2. The self-light-emitting display device according to claim 1 , wherein the circuitry recognizes a face of a person to be displayed based on the video data to extract the feature portion.

3. The self-light-emitting display device according to claim 1 , wherein the circuitry analyzes the amount of travel of an object to be displayed based on the video data to extract the feature portion.

4. The self-light-emitting display device according to claim 1 , wherein the circuitry detects a still portion in the image to be displayed based on the video data to extract the feature portion.

5. The self-light-emitting display according to claim 1 , wherein the circuitry analyzes a histogram of the video data, and determines an extent of reduction in display brightness of the video data based on an analysis result of the histogram.

6. The self-light-emitting display device according to claim 1 , wherein the circuitry divides the screen of the self-light-emitting display into a plurality of regions to extract the feature portion of the video data for each divided region.

7. The self-light-emitting display device according to claim 1 , wherein a brightness of the display area outside the region of the feature portion is constant.

8. A power consumption reduction method comprising: extracting a feature portion of video data based on a video signal of the video data to be displayed on an active matrix driven type self-light-emitting display; generating, based on the feature portion, a uniform and continuous luminance distribution for a region of the feature portion to be displayed on the self-light-emitting display so that the display brightness of the video data becomes reduced as the distance becomes farther from an arbitrary reference position within the region of the feature portion; and combining the luminance distribution with the video signal of the video data to modify the brightness of the video data, wherein the uniform and continuous luminance distribution is parabolic within the region of feature portion, portions of the display area outside the region of the feature portion having a lowest and flat brightness level relative to the arbitrary reference position.
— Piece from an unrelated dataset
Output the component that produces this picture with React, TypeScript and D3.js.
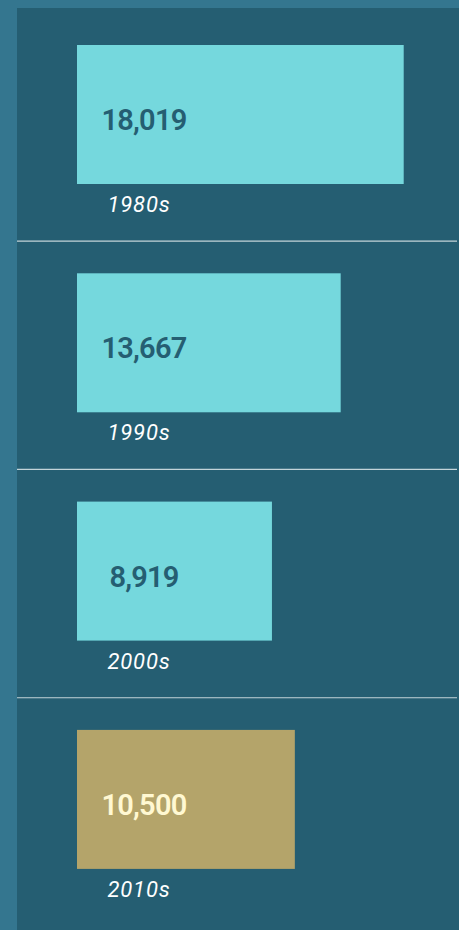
import React from "react";
import * as d3 from "d3";

const decades: string[] = ["1980s", "1990s", "2000s", "2010s"];
const counts: number[] = [18019, 13667, 8919, 10500];
const highlight: string[] = ["2010s"];

const W = 459;
const H = 930;

export default function App() {
  const x = d3.scaleLinear().domain([0, 18019]).range([65.8, 326.7]);
  const y = d3
    .scaleBand<string>()
    .domain(decades)
    .range([45, 45 + 3 * 228.3 + 139])
    .paddingInner(1 - 139 / 228.3)
    .paddingOuter(0);
  const fmt = d3.format(",");
  const bw = y.bandwidth();
  const step = y.step();

  return (
    <svg
      width={W}
      height={H}
      style={{ position: "fixed", left: 0, top: 0, display: "block" }}
    >
      <rect x={0} y={0} width={W} height={H} fill="#34768f" />
      <rect x={17} y={8} width={W - 17} height={H - 8} fill="#255e72" />
      {decades.slice(0, -1).map((d) => {
        const yy = (y(d) as number) + bw + (step - bw) * 0.64;
        return (
          <line
            key={"sep" + d}
            x1={17}
            x2={457}
            y1={yy}
            y2={yy}
            stroke="#c3d4d9"
            strokeWidth={1.2}
          />
        );
      })}
      {decades.map((d, i) => {
        const top = y(d) as number;
        const hl = highlight.includes(d);
        return (
          <g key={d}>
            <rect
              x={77}
              y={top}
              width={x(counts[i])}
              height={bw}
              fill={hl ? "#b4a46a" : "#75d8dd"}
            />
            <text
              x={144}
              y={top + 85}
              textAnchor="middle"
              fontFamily="Roboto, sans-serif"
              fontWeight={600}
              fontSize={29}
              letterSpacing={-0.8}
              fill={hl ? "#fff8d2" : "#255e72"}
            >
              {fmt(counts[i])}
            </text>
            <text
              x={139}
              y={top + bw + 28}
              textAnchor="middle"
              fontFamily="Roboto, sans-serif"
              fontStyle="italic"
              fontSize={22}
              letterSpacing={0.8}
              fill="#ffffff"
            >
              {d}
            </text>
          </g>
        );
      })}
    </svg>
  );
}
9. A non-transitory computer-readable medium encoded with computer-readable instructions thereon, the computer-readable instruction when executed by a computer cause the computer to perform a method comprising: extracting a feature portion of video data based on a video signal of the video data to be displayed on an active matrix driven type self-light-emitting display; generating, based on the feature portion, a uniform and continuous luminance distribution for a region of the feature portion to be displayed on the self-light-emitting display so that the display brightness of the video data becomes reduced as the distance becomes farther from an arbitrary reference position within the region of the feature portion; and combining the luminance distribution with the video signal of the video data to modify the brightness of the video data, wherein the uniform and continuous luminance distribution is parabolic within the region of feature portion, portions of the display area outside the region of the feature portion having a lowest and flat brightness level relative to the arbitrary reference position.